先月、テレビアニメの「ドラえもん」が全面リニューアルした。それまで「ドラえもん」を観ていなかった人、昔は観ていたけどいつの間にか卒業した人も、このセンセーショナルなニュースを聞いて怖いもの見たさにチャンネルを合わせた人も多いのではないだろうか。我が家もその口で、とりあえず1回目の放映くらいは録画してどんな有様になったのか確かめてみようという事になったのだが、コレがとんでもない。「ドラえもんってこんなに面白い話だったのか」と愕然とした。
ドラえもんの声は可愛い系にぐっとシフトし、世話焼きロボットからマスコットへと、キャラの立ち位置すら変えてしまった。これは結果としてそうなったのではなく、脚本でもドラえもんの口調がフランクになっている事から、計算されたキャスティングで有る事が窺える。
ドラえもんの保護者的役割が減じた事に呼応して、のび太の性格描写もより人間的なものに変わった様に思う。以前は特別なエピソード以外では、「ダメ」なところばかりがクローズアップされ、さながら「ダメ製造装置」のような描かれ方をしていたと思うのだが、それはおそらく「ドラえもんが居なければ何も出来ないのび太」というシチュエーションが消える時=ドラえもんが帰る時、という暗黙の物語設計があったからではないかと思う。
のび太がドラえもんに頼らなくなったら、ドラえもんの使命も終わり、彼は未来へと帰っていく。そういうラストに着地するために、それまでのび太は自立するわけにはいかない、という縛りが存在していたのではないだろうか。しかし、この新シリーズではそもそもドラえもんに使命があるかどうかは分からない。

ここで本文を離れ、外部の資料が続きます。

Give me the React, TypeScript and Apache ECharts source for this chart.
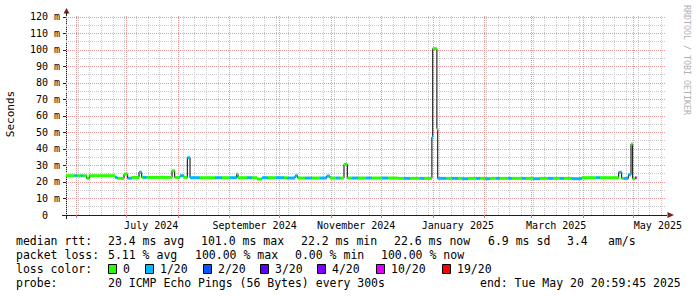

本来の設定ではドラえもんは「のび太の子孫が送ってよこした」はずだったのに、2話でのび太が「僕だけ結婚できなかったらどうしよう」と心配しているのだ。(ドラえもんが自身の事をのび太に隠している、という設定も成り立つが)もしドラえもんにのび太を更正させるという使命が無ければ、この物語は「のび太はダメでなければならない」という縛りから開放される。
実際に現在まで放映されている話数の中でのび太は、だらしないところもあるが、素直に反省する心と柔軟な発想を持つ「主人公にふさわしい人物」として描かれている。はっきり言えば、好感を持てる子供なのだ。しずかちゃんの人間性もより確かな方向性を持ち、のび太との関係性が立て続けに強調される事により、ただ居るだけのヒロイン像から脱却した。
まったくの個人的な評価になるが、このリニューアルは現在までのところ、完全に成功しているように見える。また好き嫌いは別にして、この作品の計算された演出は、他の作品に見習って欲しいくらいのレベルである事は間違いない。豊富な資産(ソフト的にも金銭的にも)が有るとはいえ、こんなに外堀を埋めて制作に当たっている作品に出会えた事を嬉しく思う。